The most dramatic aspect of any story is growth and change in the main character. The outline centers on this growth and change so that it will emerge as the story’s backbone. The outline presents the story’s drama via action that proceeds from complication to resolution.

The main advantage of constructing the outline first is in discovering structural flaws before any text is written. Structural problems can be simply resolved without wasted effort and emotional commitment. The outline is the psychological roadmap of your story and brings out eternal truths.

Rough Draft

Expanding the outline’s focus statements into rough copy marks the halfway point in story creation. Most of the creative work of the story is complete at the start of this stage. At the structural level, word choice is important only at dramatic high points.

This is where the writer constructs transitions, scene-settings, action sequences, and other products that enable the reader to slide through the story. Phrase order and sentence rhythms are not critical when roughing in the draft narrative.

Three Types of Narrative

There are three major types of narrative: transitional, preparatory, and climatic. Transitional narrative switches scenes and keeps the reader oriented. Preparatory narrative comes next and sets the reader up to understand the ensuing dramatic scene. Climactic narrative evokes the reader’s emotions via detailed action descriptions. After the climactic narrative ends, transitional narrative moves the reader to the next time and place so preparatory narrative can hasten them to the next climactic scene.

Transitional Narrative

Transitional narrative enables the reader to negotiate a story’s twists, turns, and changes without getting disoriented or lost. Good narrative makes the reader forget their reality and step into your character’s world. It establishes the time, place, character, subject, and mood at the story’s start and maintains “threads” of continuity through focus changes to the story’s end.

Three Transition Types

There are many types of transitions. Three major ones are: the break, the flashback/flash-forward, and the stream-of-consciousness appeal to emotion. The break transition breaks all five threads with typographic symbols, jars the reader, and is therefore weak. The cinematic equivalent is a fadeout or commercial break.

A flashback, if necessary, is best located immediately after the complication. It is used only once in short or medium length stories. The flashback’s danger is that it forces the reader to break with their experience of time flow, disrupting several threads and weakening others. It is a point of confusion for the reader.

The last transition method is psychological: a stream-of-consciousness emotional connection (e.g., rhyming, common movement, etc.) The human mind is easily directed by exploiting its emotional engine.
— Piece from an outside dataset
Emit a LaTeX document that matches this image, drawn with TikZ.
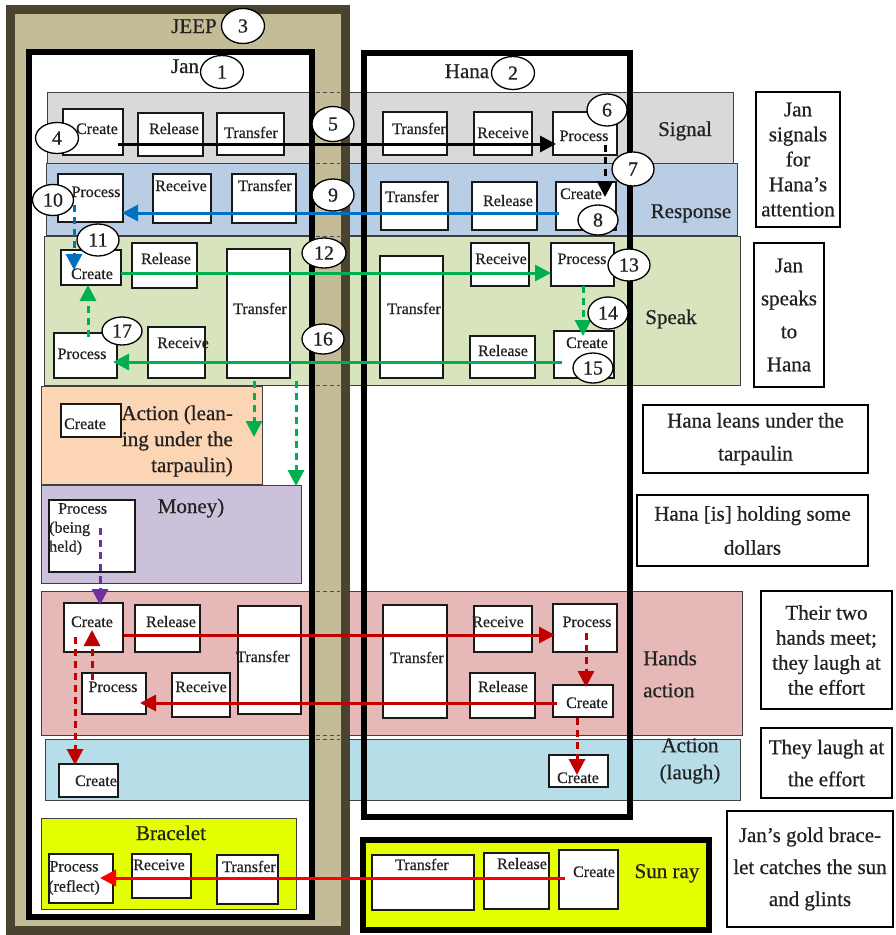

Psychological transition is a very useful tool to associate images not usually brought together in order to display enduring truths.

Preparatory Narrative

Preparatory narrative follows a transitional narrative to prepare the reader intellectually and emotionally for a dramatic highpoint. An example of preparatory narrative is strong scene-building and character-strengthening text, preferably incorporating action, to help the reader understand and enter into the story.

Foreshadowing

Foreshadowing is a powerful technique used in preparatory narrative. It unobtrusively inserts details early in a story that enable later dramatic scenes to be told without explanation of background details which would distract the reader from the ongoing drama.

Climactic Narrative

Climactic narrative expresses a story’s dramatic action and accounts for almost all of a story’s emotional impact. Climactic narrative focusses tightly on events and supporting details. It never tells how a character feels or what he or she does; it shows what happens, what the character does in response, and what happens next. The proverb: “actions speak louder than words,” reflects this understanding.

In climactic narrative, you see generalizations described with detailed action that would be explicitly stated in preparatory and transitional narrative.

Creating the Rough Draft

Start at the ending of a story in order to know what to foreshadow. Write the end of last developmental focus where your character’s point of insight occurs; then write the transitional and preparatory narratives that set up the first scene of the resolution. Finally, write the rest of the resolution scenes to the end.

Next, write the story complication (i.e., the first plot point); introduce your characters, set up the situation, and bring them face to face with the problem. Capture it in as few pages as possible. Once you have the beginning, write successive developmental focuses until you’ve completed your (short) story.

Whenever your story seems to be going wrong, stop, go back to the outline, and read it carefully. Determine why you deviated and modify the story or outline accordingly. This process of refining the story per the outline and outline per the story is called calibration. Once the story and outline match (and you like the story) stop.

Pacing and Intensity

Pacing consists of transitions leading to smooth preparatory narrative cascading into dramatic scenes. Pace is determined by how rapidly the narrative moves from climactic point to climactic point within a major focus.

Intensity is built by closely focusing on the characters and surroundings. The interplay between pace and intensity is complex and can produce a variety of effects.

Cutting Dead Wood

A critical part of the rough draft process involves throwing away words. Remove unnecessary text, no matter how well written and, therefore, distracting, if it doesn’t fulfill Chekov’s law (i.e., a shotgun described as hanging over the mantel must be fired by story’s end.)

Unless you are willing to redefine the story to incorporate the distraction and remove aspects of the original story, the dead wood must be removed.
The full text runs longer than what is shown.